Hero at home, villain abroad. El Salvador`s bitcoin maverick president Nayib Bukele took perhaps one of the bravest decisions in modern economics: adopting the divisive crypto asset as legal tender.
Although the decision has been interpreted as progressive in the cryptocurrency world, the merits are yet to reflect on the country`s balance sheet.
Mounting bitcoin losses
Bukele wanted to build Bitcoin City, a tax-free haven running entirely on bitcoin. Both the new city and his regular BTC purchases were a statement of intent. The idea still exists, though very little has happened in the city’s construction.
A planned $1 billion bitcoin bond to finance energy and mining infrastructure has stalled. The bond, also aimed at buying even more bitcoin, was announced in November and initially scheduled for March.
According to Nayib Tracker, a website that tracks the president’s bitcoin buys, El Salvador is 57% down on its bitcoin bet. Since Sept. 2021, when Bukele started his bitcoin purchases, the country has acquired 2,381 BTC, at an average price of $45,000.
That’s a total of $107.2 million, but the portfolio is currently worth just $46.27 million. The purchases have not yet justified the decision by Nayib Bukele to go against warnings by the International Monetary Fund (IMF).
In January, the IMF wrote that “there are large risks associated with the use of bitcoin on financial stability, financial integrity, and consumer protection, as well as the associated fiscal contingent liabilities.”
Down but not out
Despite the warnings, Bukele insisted that he is taking his country on the right path. In other respects, like tourism, he has not fared as badly.
El Salvador`s tourism receipts are among the best in the post-pandemic era. According to the country’s Tourism Ministry, tourism spending has increased by 81% since the decline of the coronavirus.
World Bank statistics show that international tourist arrivals grew from 707,000 in 2020 to more than 1.2 million this year.
Despite the growth, rating agencies are convinced the country`s risk profile will deteriorate further if it continues down the cryptocurrency path.
On Sept. 15, Fitch Ratings downgraded El Salvador to CC from CCC, saying the country will likely default on foreign bond payments due early next year. The latest rating is nine times below BBB, which is the minimum rating needed to be able to qualify for investment-grade ratings.
“El Salvador’s tight fiscal and external liquidity positions and extremely constrained market access amid high fiscal financing needs and a large USD800 million external bond maturity in January 2023 make default of some sort probable,” the rating company said in a report.
Moody’s, another rating company, blamed the potential default on bitcoin adoption. It said in January “policy differences related to the government’s embrace of bitcoin had lowered the probability” of the IMF extending a $1.3 billion loan to El Salvador.
President Bukele hoped to use that money to pay the upcoming bond maturity. El Salvador has been negotiating for a deal with the IMF since March 2021.
Bukele seeks second term
Despite the global misgivings over his leadership style and economic decisions, 40-year-old Bukele remains highly popular in the Central American country.

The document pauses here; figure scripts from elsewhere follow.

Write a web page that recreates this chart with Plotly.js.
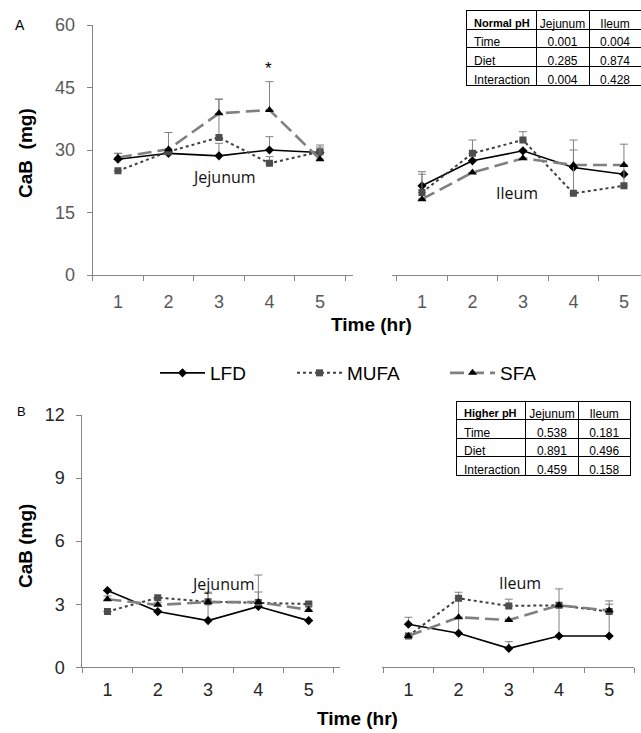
<!DOCTYPE html>
<html>
<head>
<meta charset="utf-8">
<script src="https://cdn.plot.ly/plotly-3.0.1.min.js"></script>
<style>html,body{margin:0;padding:0;background:#fff;}#chart{width:641px;height:733px;}</style>
</head>
<body>
<div id="chart"></div>
<script>
// ---------- data ----------
const timeCats = ['1', '2', '3', '4', '5'];
const seriesNames = ['LFD', 'MUFA', 'SFA'];

// Panel A (normal pH) - Jejunum
const lfdAJ  = [27.8, 29.2, 28.6, 30.0, 29.4];
const lfdAJErr = [1.4, 0, 3.0, 3.2, 0.6];
const mufaAJ = [25.0, 29.6, 33.0, 26.8, 29.6];
const mufaAJErr = [0, 0, 9.2, 1.6, 1.1];
const sfaAJ  = [28.2, 30.2, 38.8, 39.6, 27.8];
const sfaAJErr = [1.0, 4.0, 3.4, 6.8, 3.4];

// Panel A (normal pH) - Ileum
const lfdAI  = [21.4, 27.4, 29.8, 25.8, 24.2];
const lfdAIErr = [2.8, 0, 0, 0, 0];
const mufaAI = [19.8, 29.2, 32.4, 19.6, 21.4];
const mufaAIErr = [5.0, 3.2, 2.0, 12.8, 10.0];
const sfaAI  = [18.2, 24.6, 28.0, 26.4, 26.4];
const sfaAIErr = [0, 0, 0, 3.6, 0];

// Panel B (higher pH) - Jejunum
const lfdBJ  = [3.65, 2.65, 2.22, 2.89, 2.22];
const lfdBJErr = [0, 0, 1.35, 1.5, 0];
const mufaBJ = [2.65, 3.31, 3.12, 3.08, 3.01];
const mufaBJErr = [0, 0, 0.4, 0.5, 0.1];
const sfaBJ  = [3.24, 2.97, 3.10, 3.10, 2.73];
const sfaBJErr = [0.15, 0.1, 0, 0, 0.2];

// Panel B (higher pH) - Ileum
const lfdBI  = [2.05, 1.62, 0.90, 1.49, 1.49];
const lfdBIErr = [0.33, 1.95, 0.32, 2.24, 1.67];
const mufaBI = [1.49, 3.28, 2.92, 2.95, 2.65];
const mufaBIErr = [0, 0, 0.32, 0, 0.35];
const sfaBI  = [1.49, 2.38, 2.25, 2.95, 2.70];
const sfaBIErr = [0, 0, 0, 0, 0];

// p-value tables
const tableRowLabels = ['Time', 'Diet', 'Interaction'];
const tableColHeads = ['Jejunum', 'Ileum'];
const normalTitle = 'Normal\u00a0pH';
const normalJejunum = ['0.001', '0.285', '0.004'];
const normalIleum   = ['0.004', '0.874', '0.428'];
const higherTitle = 'Higher\u00a0pH';
const higherJejunum = ['0.538', '0.891', '0.459'];
const higherIleum   = ['0.181', '0.496', '0.158'];

// ---------- styles ----------
const W = 641, H = 733;
const px = v => v / W;
const py = v => 1 - v / H;
const errColor = '#808080';
const styles = {
  LFD:  {line: {color: '#000000', width: 1.6}, marker: {symbol: 'diamond', size: 7, color: '#000000'}},
  MUFA: {line: {color: '#404040', width: 2, dash: 'dot'}, marker: {symbol: 'square', size: 7, color: '#4d4d4d'}},
  SFA:  {line: {color: '#808080', width: 2.6, dash: '14px,6px'}, marker: {symbol: 'triangle-up', size: 8, color: '#000000'}}
};
const legendOf = {LFD: 'legend', MUFA: 'legend2', SFA: 'legend3'};

function mk(name, y, err, xa, ya, showLeg) {
  const s = styles[name];
  return {
    type: 'scatter', mode: 'lines+markers', name: name,
    x: timeCats, y: y, xaxis: xa, yaxis: ya,
    line: s.line, marker: s.marker,
    error_y: {type: 'data', symmetric: false, array: err, arrayminus: err.map(() => 0),
              color: errColor, thickness: 1, width: 4},
    showlegend: showLeg, legend: legendOf[name], hoverinfo: 'skip'
  };
}

const traces = [
  mk('LFD', lfdAJ, lfdAJErr, 'x', 'y', true),
  mk('MUFA', mufaAJ, mufaAJErr, 'x', 'y', true),
  mk('SFA', sfaAJ, sfaAJErr, 'x', 'y', true),
  mk('LFD', lfdAI, lfdAIErr, 'x2', 'y2', false),
  mk('MUFA', mufaAI, mufaAIErr, 'x2', 'y2', false),
  mk('SFA', sfaAI, sfaAIErr, 'x2', 'y2', false),
  mk('LFD', lfdBJ, lfdBJErr, 'x3', 'y3', false),
  mk('MUFA', mufaBJ, mufaBJErr, 'x3', 'y3', false),
  mk('SFA', sfaBJ, sfaBJErr, 'x3', 'y3', false),
  mk('LFD', lfdBI, lfdBIErr, 'x4', 'y4', false),
  mk('MUFA', mufaBI, mufaBIErr, 'x4', 'y4', false),
  mk('SFA', sfaBI, sfaBIErr, 'x4', 'y4', false)
];

const tblFont = {family: 'Liberation Sans, Arial, sans-serif', size: 12, color: '#000'};
function tbl(title, jej, ile, dom) {
  return {
    type: 'table', domain: dom,
    columnwidth: [70, 53, 52],
    header: {
      values: [title, tableColHeads[0], tableColHeads[1]],
      align: ['left', 'center', 'center'],
      height: 18.6,
      line: {color: '#000', width: 1},
      fill: {color: '#ffffff'},
      font: {family: 'Liberation Sans, Arial, sans-serif', size: [11, 12, 12], color: '#000',
             weight: ['bold', 'normal', 'normal']}
    },
    cells: {
      values: [tableRowLabels, jej, ile],
      align: ['left', 'center', 'center'],
      height: 18.6,
      line: {color: '#000', width: 1},
      fill: {color: '#ffffff'},
      font: tblFont
    }
  };
}
traces.push(tbl(normalTitle, normalJejunum, normalIleum, {x: [px(466), 1], y: [py(100), py(10.7)]}));
traces.push(tbl(higherTitle, higherJejunum, higherIleum, {x: [px(456), px(630.7)], y: [py(490), py(401)]}));

const axisGray = '#868686';
function xCat(dom, range, anchor, tickColor, standoff) {
  return {
    type: 'category', domain: dom, range: range, anchor: anchor,
    tickson: 'boundaries', ticks: 'outside', ticklen: 5, tickcolor: axisGray,
    showline: true, linecolor: axisGray, linewidth: 1, showgrid: false, zeroline: false,
    tickfont: {family: 'Liberation Sans, Arial, sans-serif', size: 18, color: tickColor},
    ticklabelstandoff: standoff, fixedrange: true
  };
}
function yLin(dom, range, dtick, anchor, visible, tickColor) {
  return {
    domain: dom, range: range, dtick: dtick, anchor: anchor, visible: visible,
    ticks: 'outside', ticklen: 5, tickcolor: axisGray,
    showline: true, linecolor: axisGray, linewidth: 1, showgrid: false, zeroline: false,
    tickfont: {family: 'Liberation Sans, Arial, sans-serif', size: 18, color: tickColor},
    ticklabelstandoff: 8, fixedrange: true
  };
}

const legendBase = (xp) => ({
  orientation: 'h', x: px(xp), xanchor: 'left', y: py(373), yanchor: 'middle',
  font: {family: 'Liberation Sans, Arial, sans-serif', size: 19, color: '#000'},
  bgcolor: 'rgba(0,0,0,0)', borderwidth: 0, itemwidth: 45
});

const annFont = {family: 'Open Sans, sans-serif', size: 16, color: '#111'};
const titleFont = {family: 'Liberation Sans, Arial, sans-serif', size: 19, color: '#000'};
function ann(text, x, y, font, extra) {
  return Object.assign({text: text, x: px(x), y: py(y), xref: 'paper', yref: 'paper', showarrow: false,
    xanchor: 'center', yanchor: 'middle', font: font}, extra || {});
}
const layout = {
  width: W, height: H, autosize: false,
  margin: {l: 0, r: 0, t: 0, b: 0},
  paper_bgcolor: '#ffffff', plot_bgcolor: '#ffffff',
  showlegend: true,
  xaxis:  xCat([px(92.7), px(353)], [-0.5, 4.654], 'y', '#595959', 10),
  yaxis:  yLin([py(275), py(25)], [0, 60], 15, 'x', true, '#595959'),
  xaxis2: xCat([px(391.7), 1], [-0.599, 4.338], 'y2', '#595959', 10),
  yaxis2: yLin([py(275), py(25)], [0, 60], 15, 'x2', false, '#595959'),
  xaxis3: xCat([px(82.3), px(340)], [-0.5, 4.623], 'y3', '#262626', 6),
  yaxis3: yLin([py(667.3), py(415)], [0, 12], 3, 'x3', true, '#262626'),
  xaxis4: xCat([px(381.7), px(634.3)], [-0.532, 4.5], 'y4', '#262626', 6),
  yaxis4: yLin([py(667.3), py(415)], [0, 12], 3, 'x4', false, '#262626'),
  legend: legendBase(155),
  legend2: legendBase(292),
  legend3: legendBase(445),
  annotations: [
    ann('A', 20, 25, {family: 'Liberation Sans, Arial, sans-serif', size: 14, color: '#000'}),
    ann('B', 21, 411, {family: 'Liberation Sans, Arial, sans-serif', size: 13, color: '#000'}),
    ann('<b>CaB  (mg)</b>', 25, 153, titleFont, {textangle: -90}),
    ann('<b>CaB (mg)</b>', 25, 546, titleFont, {textangle: -90}),
    ann('<b>Time (hr)</b>', 371.3, 324, titleFont),
    ann('<b>Time (hr)</b>', 357.5, 718, titleFont),
    ann('Jejunum', 223.7, 177, annFont),
    ann('Ileum', 517.3, 192.5, annFont),
    ann('Jejunum', 222.5, 584, annFont),
    ann('Ileum', 520, 582.5, annFont),
    ann('*', 268, 68, {family: 'Liberation Sans, Arial, sans-serif', size: 17, color: '#000'})
  ]
};

Plotly.newPlot('chart', traces, layout, {displayModeBar: false, staticPlot: true});
</script>
</body>
</html>
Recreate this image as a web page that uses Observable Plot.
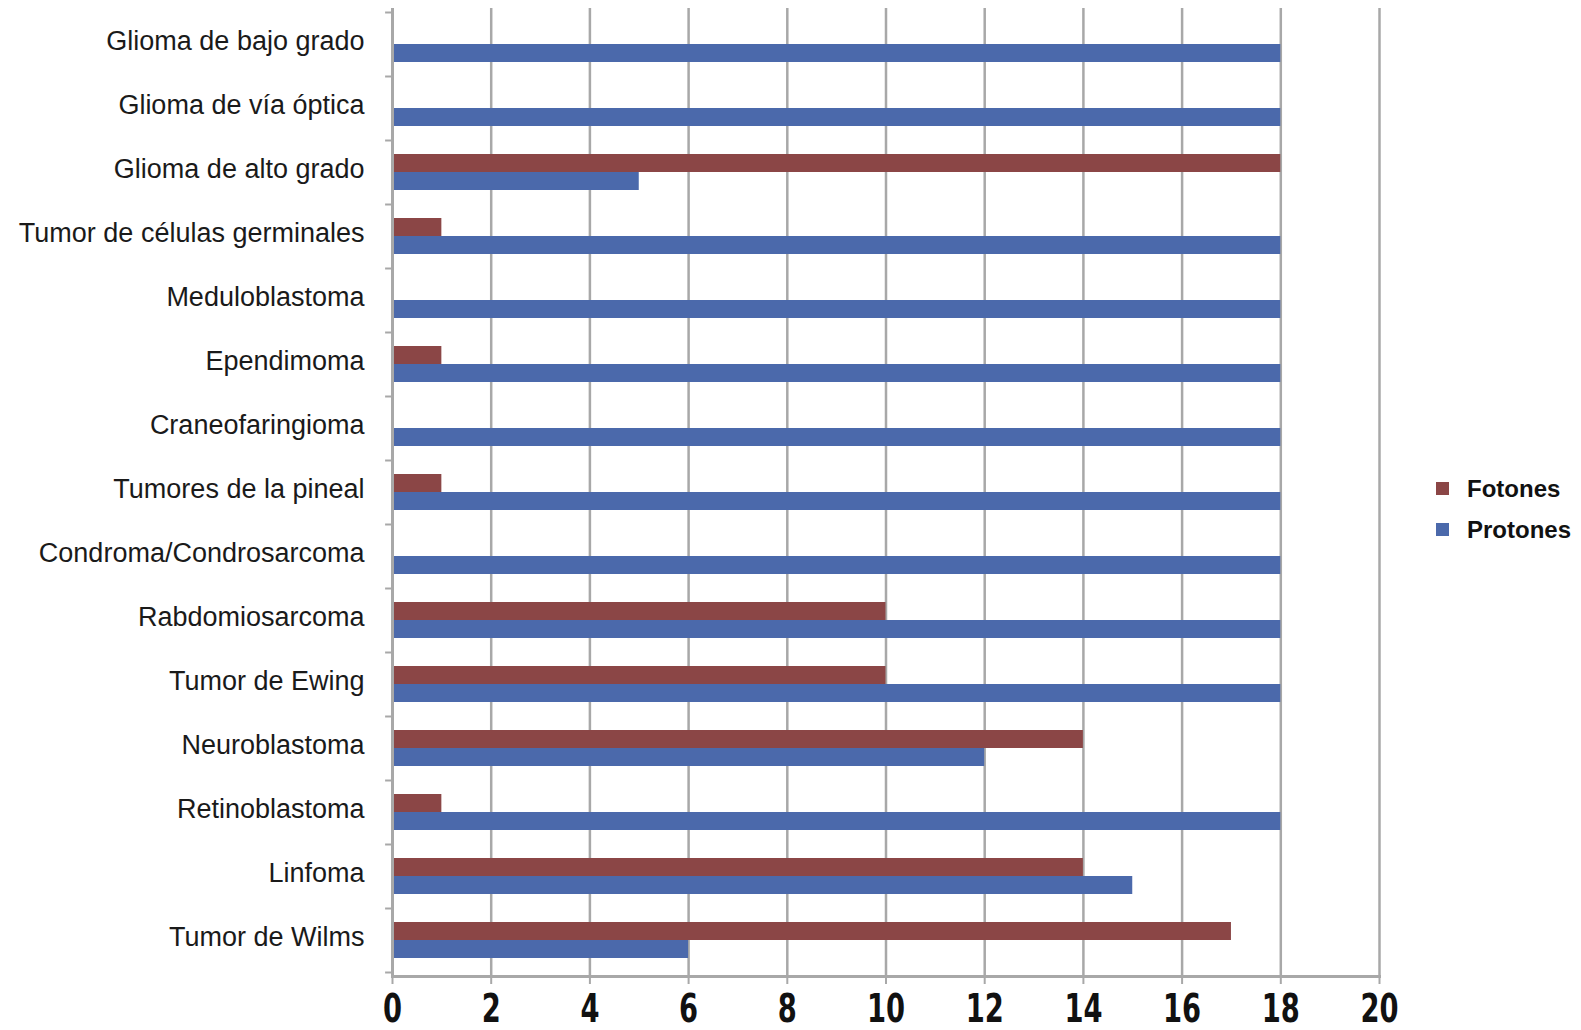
<!DOCTYPE html>
<html>
<head>
<meta charset="utf-8">
<script src="https://cdn.jsdelivr.net/npm/d3@7"></script>
<script src="https://cdn.jsdelivr.net/npm/@observablehq/plot@0.6"></script>
<style>
  html, body { margin: 0; padding: 0; background: #fff; }
  #wrap { position: relative; width: 1581px; height: 1030px; }
  #legend { position: absolute; left: 1436px; top: 468px; font-family: "Liberation Sans", Arial, sans-serif; font-weight: bold; font-size: 24px; color: #111; }
  #legend .item { display: flex; align-items: center; height: 41px; }
  #legend .sw { width: 13px; height: 13px; margin-right: 18px; }
</style>
</head>
<body>
<div id="wrap">
  <div id="chart"></div>
  <div id="legend"></div>
</div>
<script>
const categories = [
  "Glioma de bajo grado",
  "Glioma de vía óptica",
  "Glioma de alto grado",
  "Tumor de células germinales",
  "Meduloblastoma",
  "Ependimoma",
  "Craneofaringioma",
  "Tumores de la pineal",
  "Condroma/Condrosarcoma",
  "Rabdomiosarcoma",
  "Tumor de Ewing",
  "Neuroblastoma",
  "Retinoblastoma",
  "Linfoma",
  "Tumor de Wilms"
];
const fotones  = [0, 0, 18, 1, 0, 1, 0, 1, 0, 10, 10, 14, 1, 14, 17];
const protones = [18, 18, 5, 18, 18, 18, 18, 18, 18, 18, 18, 12, 18, 15, 6];
const series = ["Fotones", "Protones"];
const seriesColors = ["#8b4646", "#4b69ab"];
const xTicks = [0, 2, 4, 6, 8, 10, 12, 14, 16, 18, 20];

const rows = categories.flatMap((c, i) => [
  {cat: c, serie: "Fotones", v: fotones[i]},
  {cat: c, serie: "Protones", v: protones[i]}
]);

const gray = "#a8a8a8";
const chart = Plot.plot({
  width: 1581,
  height: 1030,
  marginLeft: 392,
  marginRight: 202,
  marginTop: 8,
  marginBottom: 54,
  style: {background: "white", fontFamily: "'Liberation Sans', Arial, sans-serif", color: "#1a1a1a"},
  x: {domain: [0, 20]},
  y: {domain: categories, padding: 0},
  color: {domain: series, range: seriesColors},
  marks: [
    Plot.ruleX(xTicks.slice(1), {stroke: gray, strokeWidth: 2.5}),
    Plot.barX(rows.filter(d => d.serie === "Fotones"), {x: "v", y: "cat", fill: "serie", insetTop: 23, insetBottom: 23, dy: -9}),
    Plot.barX(rows.filter(d => d.serie === "Protones"), {x: "v", y: "cat", fill: "serie", insetTop: 23, insetBottom: 23, dy: 9}),
    Plot.ruleX([0], {stroke: gray, strokeWidth: 3}),
    Plot.ruleY(categories, {y: d => d, x1: -0.14, x2: 0, dy: -32, stroke: gray, strokeWidth: 2}),
    Plot.ruleY(categories.slice(-1), {y: d => d, x1: -0.14, x2: 0, dy: 32, stroke: gray, strokeWidth: 2}),
    Plot.frame({anchor: "bottom", stroke: gray, strokeWidth: 3}),
    Plot.axisY({tickSize: 0, tickPadding: 28, fontSize: 27, label: null, fill: "#1a1a1a", dy: -3}),
    Plot.axisX({ticks: xTicks, tickSize: 8, tickPadding: 9, stroke: gray, strokeWidth: 2, strokeOpacity: 1, fontSize: 38, fontWeight: "bold", fontFamily: "'Liberation Sans Narrow', 'DejaVu Sans Condensed', sans-serif", fill: "#111", label: null, className: "xaxis"})
  ]
});
document.getElementById("chart").appendChild(chart);

// narrow, tall digits like the reference
chart.querySelectorAll(".xaxis text").forEach(t => {
  const tr = t.getAttribute("transform") || "";
  t.setAttribute("transform", tr + " scale(0.8,1.05)");
});

const legend = document.getElementById("legend");
series.forEach((s, i) => {
  const item = document.createElement("div");
  item.className = "item";
  const sw = document.createElement("span");
  sw.className = "sw";
  sw.style.background = seriesColors[i];
  const t = document.createElement("span");
  t.textContent = s;
  item.appendChild(sw);
  item.appendChild(t);
  legend.appendChild(item);
});
</script>
</body>
</html>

Ever since taking office on Jun. 1, 2019, Bukele`s popularity has not gone below 75%. A recent public rating survey done by Cid Gallup showed that his ratings are going up and they currently stand at 86%, making him the most popular president in Latin America.
Bukele has expressed the intention of running for a second term as the country`s president, after his current term, which runs out in 2024.
He hopes that public sentiment remains on his side and that at some point, the bitcoin market stops the downward spiral and picks up.